Throughout his career as a sociologist, historian, educator, and sociopolitical activist, William Edward Burghardt (W.E.B.) Du Bois argued for immediate racial equality for African-Americans. His emergence as an African-American leader paralleled Jim Crow laws of the South and the Progressive Era.
One of Du Bois' most famous quotes encapsulates his philosophy, “Now is the accepted time, not tomorrow, not some more convenient season. It is today that our best work can be done and not some future day or future year. It is today that we fit ourselves for the greater usefulness of tomorrow. Today is the seed time, now are the hours of work, and tomorrow comes the harvest and the playtime.”
Major Nonfiction Works:
- The Study of the Negro Problems (1898)
- The Philadelphia Negro (1899)
- The Souls of Black Folk (1903)
- The Talented Tenth, second chapter of The Negro Problem, a collection of articles by African Americans (September 1903).

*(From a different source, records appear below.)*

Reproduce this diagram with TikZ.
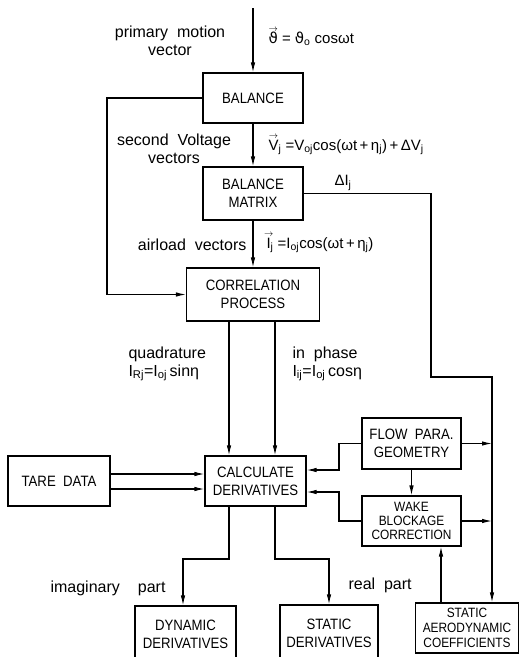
\documentclass[tikz,border=0pt]{standalone}
\usepackage{fontspec}
\setmainfont{Liberation Sans}
\newfontfamily\boxfont[FakeStretch=0.88]{Liberation Sans}
\newfontfamily\dvfont{DejaVu Sans}
\usetikzlibrary{arrows.meta}
\newcommand\ovarr[2]{\ooalign{#2\cr\hidewidth\raisebox{#1}{\fontsize{9}{9}\selectfont$\rightarrow$}\hidewidth\cr}}
\begin{document}
\begin{tikzpicture}[x=1pt,y=-1pt,line width=1.1pt,
  box/.style={draw,align=center,inner sep=0pt,font=\boxfont\fontsize{15}{18}\selectfont},
  sbox/.style={box,font=\boxfont\fontsize{13.5}{14}\selectfont},
  lbl/.style={inner sep=0pt,font=\fontsize{16}{18}\selectfont},
  flbl/.style={inner sep=0pt,font=\fontsize{15}{18}\selectfont},
  arr/.style={-{Latex[length=10pt,width=4.5pt]}}]
\clip (0,0) rectangle (524,657);
% boxes
\node[box,minimum width=100pt,minimum height=50pt] (bal) at (253,98) {BALANCE};
\node[box,minimum width=100pt,minimum height=53pt] (mat) at (253,193.5) {BALANCE\\MATRIX};
\node[box,minimum width=133pt,minimum height=53pt] (cor) at (253,294.5) {CORRELATION\\PROCESS};
\node[box,minimum width=101pt,minimum height=50pt] (calc) at (255.5,481) {CALCULATE\\DERIVATIVES};
\node[box,minimum width=102pt,minimum height=50pt] (tare) at (59,481) {TARE\ \ DATA};
\node[box,minimum width=99pt,minimum height=51pt] (flow) at (411.5,443.5) {FLOW\ \ PARA.\\GEOMETRY};
\node[sbox,minimum width=99pt,minimum height=50pt] (wake) at (411.5,521) {WAKE\\BLOCKAGE\\CORRECTION};
\node[sbox,minimum width=103pt,minimum height=50pt,font=\boxfont\fontsize{13.5}{15}\selectfont] (aero) at (467,628) {STATIC\\AERODYNAMIC\\COEFFICIENTS};
\node[box,minimum width=101pt,minimum height=56pt] (dyn) at (185.5,634) {DYNAMIC\\DERIVATIVES};
\node[box,minimum width=98pt,minimum height=56pt] (sta) at (329,633) {STATIC\\DERIVATIVES};
% helper coordinates
\coordinate (top) at (253,8);
\coordinate (fb) at (107,98);
\coordinate (d1) at (431,193.5);
\coordinate (d2) at (431,377);
\coordinate (d3) at (492,377);
\coordinate (ax) at (441,0);
\coordinate (jx) at (339,0);
\coordinate (c1) at (0,470);
\coordinate (c2) at (0,492);
\coordinate (t1) at (0,474);
\coordinate (t2) at (0,489);
\coordinate (q1) at (229,0);
\coordinate (q2) at (275,0);
\coordinate (b1) at (183,559);
\coordinate (b2) at (329,559);
% connectors
\draw[arr] (top) -- (bal.north);
\draw[arr] (bal.west) -- (fb) |- (cor.west);
\draw[arr] (bal.south) -- (mat.north);
\draw[arr] (mat.south) -- (cor.north);
\draw[arr] (mat.east) -- (d1) -- (d2) -- (d3) -- (d3 |- aero.north);
\draw[arr] (aero.north -| ax) -- (wake.south -| ax);
\draw[arr] (flow.south) -- (wake.north);
\draw[arr] (flow.east) -- (flow.east -| d3);
\draw[arr] (wake.east) -- (wake.east -| d3);
\draw[arr] (flow.west) -- (flow.west -| jx) -- (jx |- c1) -- (calc.east |- c1);
\draw[arr] (wake.west) -- (wake.west -| jx) -- (jx |- c2) -- (calc.east |- c2);
\draw[arr] (tare.east |- t1) -- (calc.west |- t1);
\draw[arr] (tare.east |- t2) -- (calc.west |- t2);
\draw[arr] (cor.south -| q1) -- (calc.north -| q1);
\draw[arr] (cor.south -| q2) -- (calc.north -| q2);
\draw[arr] (calc.south -| q1) |- (b1) -- (dyn.north -| b1);
\draw[arr] (calc.south -| q2) |- (b2) -- (sta.north -| b2);
% labels
\node[lbl,align=center] (l1) at (170,41) {primary\ \ motion\\vector};
\node[flbl,anchor=west] (f1) at (268,39) {\ovarr{12.5pt}{\dvfont ϑ} = {\dvfont ϑ}\textsubscript{o} cosωt};
\node[lbl,align=center] (l2) at (174,149) {second\ \ Voltage\\vectors};
\node[flbl,anchor=west] (f2) at (268,147) {\ovarr{11.5pt}{V}\textsubscript{j} =V\textsubscript{oj}cos(ωt\,+\,η\textsubscript{j})\,+\,ΔV\textsubscript{j}};
\node[flbl,anchor=west] (f3) at (334,183) {ΔI\textsubscript{j}};
\node[lbl,anchor=east] (l3) at (247,245) {airload\ \ vectors};
\node[flbl,anchor=west] (f4) at (266,245) {\ovarr{11.5pt}{I}\textsubscript{j} =I\textsubscript{oj}cos(ωt\,+\,η\textsubscript{j})};
\node[lbl,anchor=west,align=left] (l4) at (128,364) {quadrature\\I\textsubscript{Rj}=I\textsubscript{oj}\,sinη};
\node[lbl,anchor=west,align=left] (l5) at (292,364) {in\ \ phase\\I\textsubscript{ij}=I\textsubscript{oj}\,cosη};
\node[lbl,anchor=west] (l6) at (50,588) {imaginary\hspace{18pt}part};
\node[lbl,anchor=west] (l7) at (348,585) {real\ \ part};
\end{tikzpicture}
\end{document}
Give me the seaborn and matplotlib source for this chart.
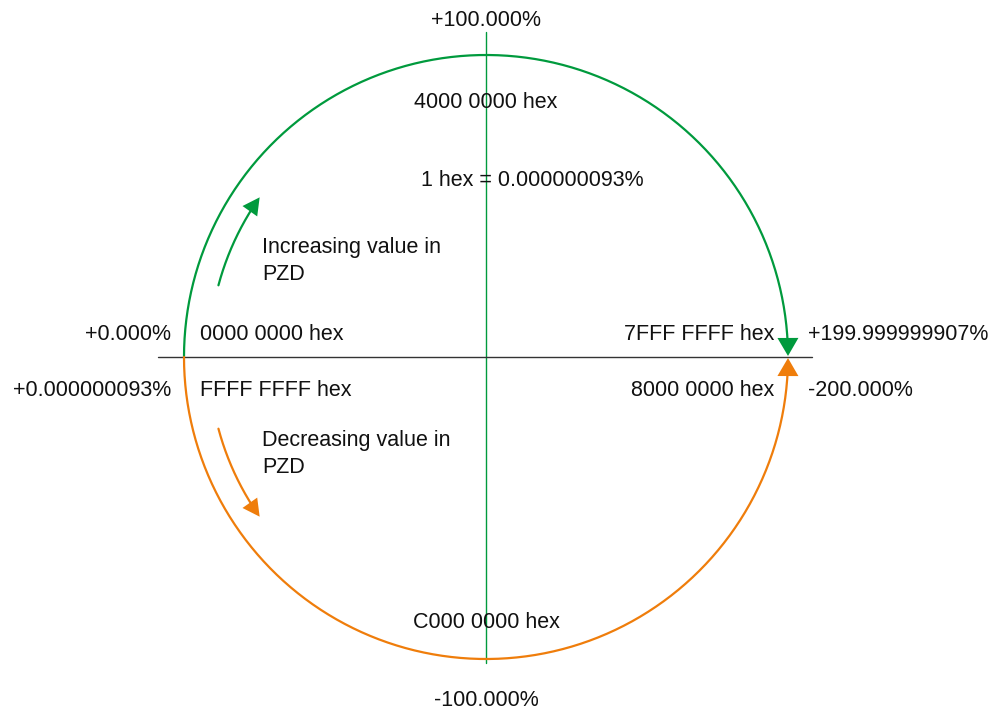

- Voice of the Negro II (September 1905)
- Atlanta University's Studies of the Negro Problem (1897-1910)
- The Negro (1915)
- The Gift of Black Folk (1924)
- Africa, Its Geography, People and Products (1930)
- Africa: Its Place in Modern History (1930)
- Black Reconstruction in America (1935)
- Black Folk, Then and Now (1939)
- The Encyclopedia of the Negro (1946)
- Africa in Battle Against Colonialism, Racialism, Imperialism (1960)
Early Life and Education:
Du Bois was born in Great Barrington, Mass on February 23, 1868. Throughout his childhood, he excelled in school and upon his graduation from high school, members of the community awarded Du Bois with a scholarship to attend Fisk University. While at Fisk, Du Bois experienced racism and poverty that was very different to his experiences in Great Barrington. As a result, Du Bois decided that he would dedicate his life to ending racism and uplifting African-Americans.
In 1888, Du Bois graduated from Fisk and was accepted to Harvard University where he earned a master’s degree, a doctorate and a fellowship to study for two years at the University of Berlin in Germany. Following his studies in Berlin, Du Bois argued that through racial inequality and injustice could be exposed through scientific research. However, after observing the remaining body parts of a man who was lynched, Du Bois was convinced that scientific research was not enough.
"Souls of Black Folk": Opposition to Booker T. Washington:
Initially, Du Bois agreed with the philosophy of Booker T. Washington , the preeminent leader of African-Americans during the Progressive Era. Washington’s belief that African-Americans should not strive for higher education to achieve racial equality. Instead, Washington argued that African-Americans should become skilled in industrial and vocational trades so that they could open businesses and become self-reliant. Du Bois, however, greatly disagreed and outlined his arguments in his collection of essays, Souls of Black Folk published in 1903. In this text, Du Bois argued that white Americans needed to take responsibility for their contributions to the problem of racial inequality, proved the flaws in Washington’s argument, argued that African-Americans must also take better advantage of educational opportunities to uplift their race.
Organizing for Racial Equality:
In July of 1905, Du Bois organized the Niagara Movement with William Monroe Trotter. The purpose of the Niagara Movement was to have a more militant approach to fighting racial inequality. Its chapters throughout the United States fought local acts of discrimination and the national organization published a newspaper, Voice of the Negro.
The Niagara Movement dismantled in 1909 but Du Bois, along with several other members joined with white Americans to establish the National Association for the Advancement of Colored People (NAACP). Du Bois was appointed director of research and also served as the editor of the NAACP’s magazine Crisis from 1910 to 1934. In addition to urging African-American readers to become socially and politically active, the publication also showcased literature and visual artistry of the Harlem Renaissance.
Throughout Du Bois’ career, he worked tirelessly to end racial inequality. Through his membership and later leadership of the American Negro Academy, Du Bois developed the idea of the “Talented Tenth,” arguing that educated African-Americans could lead the fight for racial equality in the United States.
Du Bois’ ideas about the importance of education would be present again during the Harlem Renaissance. During the Harlem Renaissance, Du Bois argued that racial equality could be gained through the arts. Using his influence as editor of the Crisis, Du Bois promoted the work of many African-American visual artists and writers.
Du Bois was not only interested in ending racism in the United States. He was also concerned with people of African descent throughout the world. Leading the Pan-African movement, Du Bois organized conferences for the Pan-African Congress for many years. Leaders from Africa and the Americas assembled to discuss racism and oppression--issues that people of African descent faced all over the world.